● Data section:
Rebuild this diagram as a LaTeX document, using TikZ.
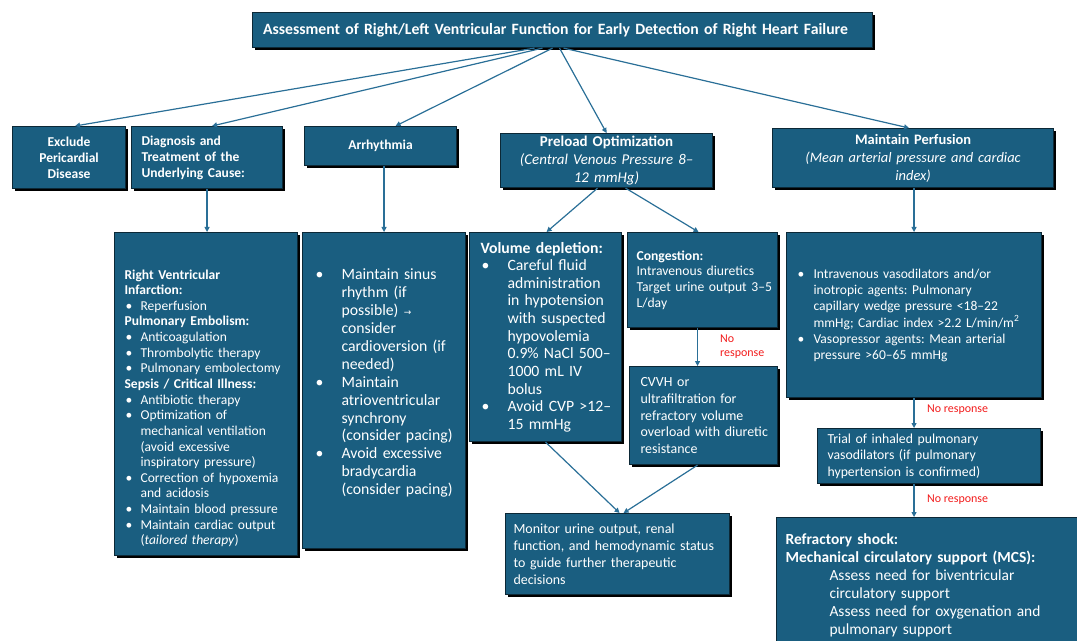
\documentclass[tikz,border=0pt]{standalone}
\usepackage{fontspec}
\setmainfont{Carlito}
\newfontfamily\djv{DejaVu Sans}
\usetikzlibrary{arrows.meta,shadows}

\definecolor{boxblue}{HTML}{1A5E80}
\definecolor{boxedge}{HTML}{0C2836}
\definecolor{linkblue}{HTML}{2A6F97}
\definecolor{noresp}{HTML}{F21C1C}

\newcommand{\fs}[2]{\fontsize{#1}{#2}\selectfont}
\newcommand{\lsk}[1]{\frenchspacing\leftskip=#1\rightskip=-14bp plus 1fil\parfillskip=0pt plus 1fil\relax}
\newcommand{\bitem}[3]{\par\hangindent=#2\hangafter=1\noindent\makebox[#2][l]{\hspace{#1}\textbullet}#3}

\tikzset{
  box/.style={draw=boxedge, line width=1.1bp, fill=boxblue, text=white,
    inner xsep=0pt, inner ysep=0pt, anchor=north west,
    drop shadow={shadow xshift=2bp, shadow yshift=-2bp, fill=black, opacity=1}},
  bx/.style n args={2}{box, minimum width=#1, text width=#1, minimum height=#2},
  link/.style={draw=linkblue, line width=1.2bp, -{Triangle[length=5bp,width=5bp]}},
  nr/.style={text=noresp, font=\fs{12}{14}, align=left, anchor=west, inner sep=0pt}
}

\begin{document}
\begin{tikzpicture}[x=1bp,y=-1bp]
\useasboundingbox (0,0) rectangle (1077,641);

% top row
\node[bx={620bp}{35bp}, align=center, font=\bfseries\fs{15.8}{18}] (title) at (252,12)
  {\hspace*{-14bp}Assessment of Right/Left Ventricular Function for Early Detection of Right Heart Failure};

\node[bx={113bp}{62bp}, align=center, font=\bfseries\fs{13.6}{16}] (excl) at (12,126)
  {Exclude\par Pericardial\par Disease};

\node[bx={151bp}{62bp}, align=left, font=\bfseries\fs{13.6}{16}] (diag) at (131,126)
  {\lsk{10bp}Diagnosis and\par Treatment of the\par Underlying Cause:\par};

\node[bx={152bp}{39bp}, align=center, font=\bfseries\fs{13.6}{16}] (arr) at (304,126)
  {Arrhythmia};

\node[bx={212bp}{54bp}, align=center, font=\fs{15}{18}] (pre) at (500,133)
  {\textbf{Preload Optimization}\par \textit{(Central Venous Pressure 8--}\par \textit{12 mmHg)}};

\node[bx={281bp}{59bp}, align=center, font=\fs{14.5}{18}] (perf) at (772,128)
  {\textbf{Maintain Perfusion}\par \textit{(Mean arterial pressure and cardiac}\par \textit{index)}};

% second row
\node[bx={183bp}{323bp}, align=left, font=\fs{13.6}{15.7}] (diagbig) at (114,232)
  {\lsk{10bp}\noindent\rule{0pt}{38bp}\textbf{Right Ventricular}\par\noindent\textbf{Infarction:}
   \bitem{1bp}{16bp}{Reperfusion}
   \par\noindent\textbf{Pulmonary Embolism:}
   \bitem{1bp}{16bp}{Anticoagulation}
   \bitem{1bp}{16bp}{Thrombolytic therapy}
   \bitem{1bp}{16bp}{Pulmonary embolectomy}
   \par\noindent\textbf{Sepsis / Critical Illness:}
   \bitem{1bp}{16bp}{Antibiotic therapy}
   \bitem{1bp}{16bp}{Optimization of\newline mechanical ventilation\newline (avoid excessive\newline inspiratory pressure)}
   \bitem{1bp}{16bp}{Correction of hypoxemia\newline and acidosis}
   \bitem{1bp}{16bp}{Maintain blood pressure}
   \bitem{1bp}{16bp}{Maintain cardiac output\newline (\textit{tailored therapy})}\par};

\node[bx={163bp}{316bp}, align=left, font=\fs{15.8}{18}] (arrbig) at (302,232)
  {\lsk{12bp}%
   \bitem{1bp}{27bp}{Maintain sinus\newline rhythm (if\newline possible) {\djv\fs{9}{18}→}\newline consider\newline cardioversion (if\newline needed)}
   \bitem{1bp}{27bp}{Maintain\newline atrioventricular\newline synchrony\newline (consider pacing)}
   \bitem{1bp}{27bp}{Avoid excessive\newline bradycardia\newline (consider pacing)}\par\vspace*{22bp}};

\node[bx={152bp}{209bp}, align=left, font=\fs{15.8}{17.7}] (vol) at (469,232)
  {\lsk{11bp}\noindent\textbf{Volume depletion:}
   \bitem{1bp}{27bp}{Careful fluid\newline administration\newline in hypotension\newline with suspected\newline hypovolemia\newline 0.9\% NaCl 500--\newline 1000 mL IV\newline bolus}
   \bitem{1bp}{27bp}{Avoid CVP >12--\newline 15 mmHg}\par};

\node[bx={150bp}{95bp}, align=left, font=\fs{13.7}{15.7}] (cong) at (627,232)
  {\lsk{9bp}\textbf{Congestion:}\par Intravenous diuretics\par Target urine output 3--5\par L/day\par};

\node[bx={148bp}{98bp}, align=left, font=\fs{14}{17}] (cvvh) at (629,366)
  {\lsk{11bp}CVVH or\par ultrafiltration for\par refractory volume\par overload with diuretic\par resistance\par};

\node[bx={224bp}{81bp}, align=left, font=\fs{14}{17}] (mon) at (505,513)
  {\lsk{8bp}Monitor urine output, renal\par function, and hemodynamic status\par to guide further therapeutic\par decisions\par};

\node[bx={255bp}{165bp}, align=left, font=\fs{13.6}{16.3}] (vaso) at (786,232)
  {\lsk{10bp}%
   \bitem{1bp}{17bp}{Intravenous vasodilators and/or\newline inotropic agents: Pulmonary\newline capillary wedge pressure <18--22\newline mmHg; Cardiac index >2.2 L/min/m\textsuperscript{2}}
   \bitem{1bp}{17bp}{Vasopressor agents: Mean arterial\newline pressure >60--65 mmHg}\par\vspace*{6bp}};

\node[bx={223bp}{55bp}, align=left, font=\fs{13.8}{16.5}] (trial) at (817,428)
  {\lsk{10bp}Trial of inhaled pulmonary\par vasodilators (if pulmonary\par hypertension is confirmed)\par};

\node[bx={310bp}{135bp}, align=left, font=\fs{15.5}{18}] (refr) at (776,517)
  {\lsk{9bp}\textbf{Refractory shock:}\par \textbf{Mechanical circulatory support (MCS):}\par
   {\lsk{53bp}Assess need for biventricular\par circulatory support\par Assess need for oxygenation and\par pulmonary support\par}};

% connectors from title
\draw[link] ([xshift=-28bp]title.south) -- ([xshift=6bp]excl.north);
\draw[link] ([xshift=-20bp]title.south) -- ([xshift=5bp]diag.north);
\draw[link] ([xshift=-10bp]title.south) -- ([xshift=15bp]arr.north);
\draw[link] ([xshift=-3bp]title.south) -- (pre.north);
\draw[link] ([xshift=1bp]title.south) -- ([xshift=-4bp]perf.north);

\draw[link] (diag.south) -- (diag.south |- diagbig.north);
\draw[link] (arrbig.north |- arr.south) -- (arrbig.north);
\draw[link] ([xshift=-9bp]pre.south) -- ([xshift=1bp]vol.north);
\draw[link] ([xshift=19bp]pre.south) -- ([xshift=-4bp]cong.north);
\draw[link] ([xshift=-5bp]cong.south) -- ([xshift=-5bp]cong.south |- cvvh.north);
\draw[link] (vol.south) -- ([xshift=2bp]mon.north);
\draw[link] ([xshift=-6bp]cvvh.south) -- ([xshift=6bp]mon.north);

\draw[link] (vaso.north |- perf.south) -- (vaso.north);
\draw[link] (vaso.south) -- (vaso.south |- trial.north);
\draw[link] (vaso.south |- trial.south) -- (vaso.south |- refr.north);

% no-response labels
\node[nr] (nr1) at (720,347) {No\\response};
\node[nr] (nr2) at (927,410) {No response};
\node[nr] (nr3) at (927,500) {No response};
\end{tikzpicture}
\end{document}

● Exercise instructions: From the data above, write out everything exactly except the pictures.

● Worked answer:
Rebuild this diagram as a LaTeX document, using TikZ.
\documentclass[tikz,border=0pt]{standalone}
\usepackage{fontspec}
\setmainfont{Carlito}
\newfontfamily\djv{DejaVu Sans}
\usetikzlibrary{arrows.meta,shadows}

\definecolor{boxblue}{HTML}{1A5E80}
\definecolor{boxedge}{HTML}{0C2836}
\definecolor{linkblue}{HTML}{2A6F97}
\definecolor{noresp}{HTML}{F21C1C}

\newcommand{\fs}[2]{\fontsize{#1}{#2}\selectfont}
\newcommand{\lsk}[1]{\frenchspacing\leftskip=#1\rightskip=-14bp plus 1fil\parfillskip=0pt plus 1fil\relax}
\newcommand{\bitem}[3]{\par\hangindent=#2\hangafter=1\noindent\makebox[#2][l]{\hspace{#1}\textbullet}#3}

\tikzset{
  box/.style={draw=boxedge, line width=1.1bp, fill=boxblue, text=white,
    inner xsep=0pt, inner ysep=0pt, anchor=north west,
    drop shadow={shadow xshift=2bp, shadow yshift=-2bp, fill=black, opacity=1}},
  bx/.style n args={2}{box, minimum width=#1, text width=#1, minimum height=#2},
  link/.style={draw=linkblue, line width=1.2bp, -{Triangle[length=5bp,width=5bp]}},
  nr/.style={text=noresp, font=\fs{12}{14}, align=left, anchor=west, inner sep=0pt}
}

\begin{document}
\begin{tikzpicture}[x=1bp,y=-1bp]
\useasboundingbox (0,0) rectangle (1077,641);

% top row
\node[bx={620bp}{35bp}, align=center, font=\bfseries\fs{15.8}{18}] (title) at (252,12)
  {\hspace*{-14bp}Assessment of Right/Left Ventricular Function for Early Detection of Right Heart Failure};

\node[bx={113bp}{62bp}, align=center, font=\bfseries\fs{13.6}{16}] (excl) at (12,126)
  {Exclude\par Pericardial\par Disease};

\node[bx={151bp}{62bp}, align=left, font=\bfseries\fs{13.6}{16}] (diag) at (131,126)
  {\lsk{10bp}Diagnosis and\par Treatment of the\par Underlying Cause:\par};

\node[bx={152bp}{39bp}, align=center, font=\bfseries\fs{13.6}{16}] (arr) at (304,126)
  {Arrhythmia};

\node[bx={212bp}{54bp}, align=center, font=\fs{15}{18}] (pre) at (500,133)
  {\textbf{Preload Optimization}\par \textit{(Central Venous Pressure 8--}\par \textit{12 mmHg)}};

\node[bx={281bp}{59bp}, align=center, font=\fs{14.5}{18}] (perf) at (772,128)
  {\textbf{Maintain Perfusion}\par \textit{(Mean arterial pressure and cardiac}\par \textit{index)}};

% second row
\node[bx={183bp}{323bp}, align=left, font=\fs{13.6}{15.7}] (diagbig) at (114,232)
  {\lsk{10bp}\noindent\rule{0pt}{38bp}\textbf{Right Ventricular}\par\noindent\textbf{Infarction:}
   \bitem{1bp}{16bp}{Reperfusion}
   \par\noindent\textbf{Pulmonary Embolism:}
   \bitem{1bp}{16bp}{Anticoagulation}
   \bitem{1bp}{16bp}{Thrombolytic therapy}
   \bitem{1bp}{16bp}{Pulmonary embolectomy}
   \par\noindent\textbf{Sepsis / Critical Illness:}
   \bitem{1bp}{16bp}{Antibiotic therapy}
   \bitem{1bp}{16bp}{Optimization of\newline mechanical ventilation\newline (avoid excessive\newline inspiratory pressure)}
   \bitem{1bp}{16bp}{Correction of hypoxemia\newline and acidosis}
   \bitem{1bp}{16bp}{Maintain blood pressure}
   \bitem{1bp}{16bp}{Maintain cardiac output\newline (\textit{tailored therapy})}\par};

\node[bx={163bp}{316bp}, align=left, font=\fs{15.8}{18}] (arrbig) at (302,232)
  {\lsk{12bp}%
   \bitem{1bp}{27bp}{Maintain sinus\newline rhythm (if\newline possible) {\djv\fs{9}{18}→}\newline consider\newline cardioversion (if\newline needed)}
   \bitem{1bp}{27bp}{Maintain\newline atrioventricular\newline synchrony\newline (consider pacing)}
   \bitem{1bp}{27bp}{Avoid excessive\newline bradycardia\newline (consider pacing)}\par\vspace*{22bp}};

\node[bx={152bp}{209bp}, align=left, font=\fs{15.8}{17.7}] (vol) at (469,232)
  {\lsk{11bp}\noindent\textbf{Volume depletion:}
   \bitem{1bp}{27bp}{Careful fluid\newline administration\newline in hypotension\newline with suspected\newline hypovolemia\newline 0.9\% NaCl 500--\newline 1000 mL IV\newline bolus}
   \bitem{1bp}{27bp}{Avoid CVP >12--\newline 15 mmHg}\par};

\node[bx={150bp}{95bp}, align=left, font=\fs{13.7}{15.7}] (cong) at (627,232)
  {\lsk{9bp}\textbf{Congestion:}\par Intravenous diuretics\par Target urine output 3--5\par L/day\par};

\node[bx={148bp}{98bp}, align=left, font=\fs{14}{17}] (cvvh) at (629,366)
  {\lsk{11bp}CVVH or\par ultrafiltration for\par refractory volume\par overload with diuretic\par resistance\par};

\node[bx={224bp}{81bp}, align=left, font=\fs{14}{17}] (mon) at (505,513)
  {\lsk{8bp}Monitor urine output, renal\par function, and hemodynamic status\par to guide further therapeutic\par decisions\par};

\node[bx={255bp}{165bp}, align=left, font=\fs{13.6}{16.3}] (vaso) at (786,232)
  {\lsk{10bp}%
   \bitem{1bp}{17bp}{Intravenous vasodilators and/or\newline inotropic agents: Pulmonary\newline capillary wedge pressure <18--22\newline mmHg; Cardiac index >2.2 L/min/m\textsuperscript{2}}
   \bitem{1bp}{17bp}{Vasopressor agents: Mean arterial\newline pressure >60--65 mmHg}\par\vspace*{6bp}};

\node[bx={223bp}{55bp}, align=left, font=\fs{13.8}{16.5}] (trial) at (817,428)
  {\lsk{10bp}Trial of inhaled pulmonary\par vasodilators (if pulmonary\par hypertension is confirmed)\par};

\node[bx={310bp}{135bp}, align=left, font=\fs{15.5}{18}] (refr) at (776,517)
  {\lsk{9bp}\textbf{Refractory shock:}\par \textbf{Mechanical circulatory support (MCS):}\par
   {\lsk{53bp}Assess need for biventricular\par circulatory support\par Assess need for oxygenation and\par pulmonary support\par}};

% connectors from title
\draw[link] ([xshift=-28bp]title.south) -- ([xshift=6bp]excl.north);
\draw[link] ([xshift=-20bp]title.south) -- ([xshift=5bp]diag.north);
\draw[link] ([xshift=-10bp]title.south) -- ([xshift=15bp]arr.north);
\draw[link] ([xshift=-3bp]title.south) -- (pre.north);
\draw[link] ([xshift=1bp]title.south) -- ([xshift=-4bp]perf.north);

\draw[link] (diag.south) -- (diag.south |- diagbig.north);
\draw[link] (arrbig.north |- arr.south) -- (arrbig.north);
\draw[link] ([xshift=-9bp]pre.south) -- ([xshift=1bp]vol.north);
\draw[link] ([xshift=19bp]pre.south) -- ([xshift=-4bp]cong.north);
\draw[link] ([xshift=-5bp]cong.south) -- ([xshift=-5bp]cong.south |- cvvh.north);
\draw[link] (vol.south) -- ([xshift=2bp]mon.north);
\draw[link] ([xshift=-6bp]cvvh.south) -- ([xshift=6bp]mon.north);

\draw[link] (vaso.north |- perf.south) -- (vaso.north);
\draw[link] (vaso.south) -- (vaso.south |- trial.north);
\draw[link] (vaso.south |- trial.south) -- (vaso.south |- refr.north);

% no-response labels
\node[nr] (nr1) at (720,347) {No\\response};
\node[nr] (nr2) at (927,410) {No response};
\node[nr] (nr3) at (927,500) {No response};
\end{tikzpicture}
\end{document}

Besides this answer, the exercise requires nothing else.